O governo sul-africano nega que a lei - que está por trás das acusações de Trump - permita confisco arbitrário de terras e afirma que os direitos de propriedade estão protegidos. Ramaphosa declarou que a nova legislação busca equilibrar o interesse público racial com a preservação da propriedade privada.
Especialistas ouvidos pelo New York Times afirmam que não há evidências de ataques coordenados contra fazendeiros brancos na África do Sul. Segundo o principal sindicato de agricultores do país, também não há registros de confiscos forçados até o momento.
Consequências do Apartheid
O apartheid foi um regime de segregação racial implantado na África do Sul entre 1948 e 1994.
Criado pelo governo do Partido Nacional, o sistema estipulava leis que separavam brancos e negros em todos os aspectos da vida, como moradia, transporte, educação e acesso a serviços públicos.
Durante o apartheid, a minoria branca concentrava o poder político e econômico, enquanto a maioria negra era excluída e sofria com discriminação e violência.
Em 1913, ainda sob domínio colonial, o governo aprovou uma lei que restringia os sul-africanos negros a apenas 7% do território nacional, desapropriando grande parte de suas terras.

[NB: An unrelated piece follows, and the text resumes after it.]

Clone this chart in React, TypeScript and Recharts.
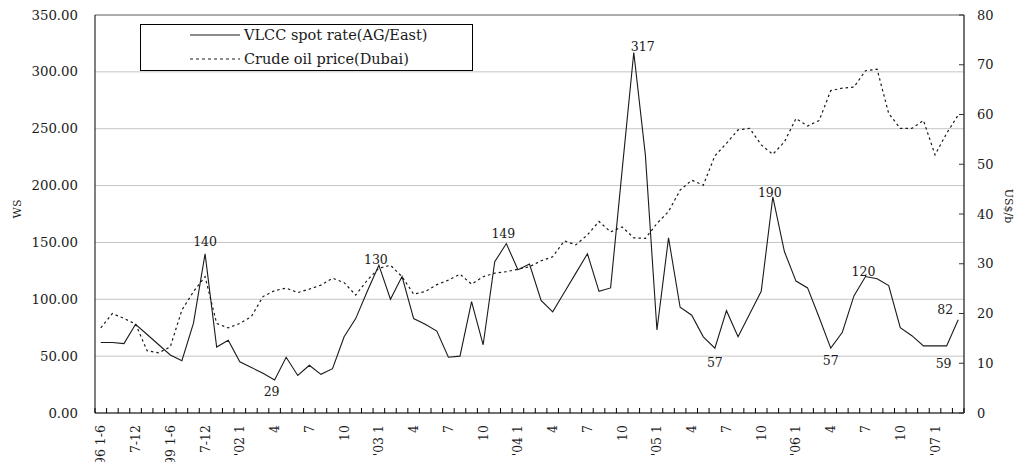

Embora a população negra tenha conquistado pequenos avanços na posse de terras nas décadas seguintes, a desigualdade na distribuição permaneceu praticamente inalterada, ainda de acordo com o New York Times.
Desde o fim do apartheid, em 1994, o governo sul-africano tem adotado medidas para redistribuir terras à população negra. No entanto, os sul-africanos brancos — que representam cerca de 7% da população — ainda dominam a posse de terras. Fazendas de propriedade de brancos ocupam cerca de metade do território da África do Sul.
De acordo com a Associated Press, dados recentes indicam que os brancos detêm três quartos das terras agrícolas de propriedade produtiva, enquanto os negros controlam apenas 4%, apesar de representarem mais de 80% da população do país.
A nova lei assinada pelo presidente Cyril Ramaphosa busca enfrentar essa desigualdade. Na prática, o governo tem adquirido terras de proprietários brancos por meio de negociações, e não por confiscos, como chegou a afirmar o ex-presidente Donald Trump. A lei permite a expropriação sem indenização apenas em casos específicos, quando as negociações para um acordo justo fracassarem.
Segundo analistas ouvidos pelo New York Times, a aplicação mais provável da lei será sobre terrenos não utilizados.
Já muitos ativistas que defendem uma reforma agrária mais radical consideram a legislação ainda insuficiente. Ronald Lamola, ministro das Relações Exteriores da África do Sul, comparou a nova norma ao conceito de domínio eminente dos Estados Unidos. Em declaração oficial, afirmou: “Nossa lei de expropriação não é excepcional”.
Quanto à violência no país, dados da South African Police Service — equivalente à Polícia Federal — indicam que, entre 2024 e 2025, 80% das vítimas de homicídio foram pessoas negras. Além disso, os números mostram que a maioria dos casos ocorre em áreas urbanas da África do Sul.
Diante disso, não há evidências que sustentem a alegação de que exista um genocídio contra a população branca no país.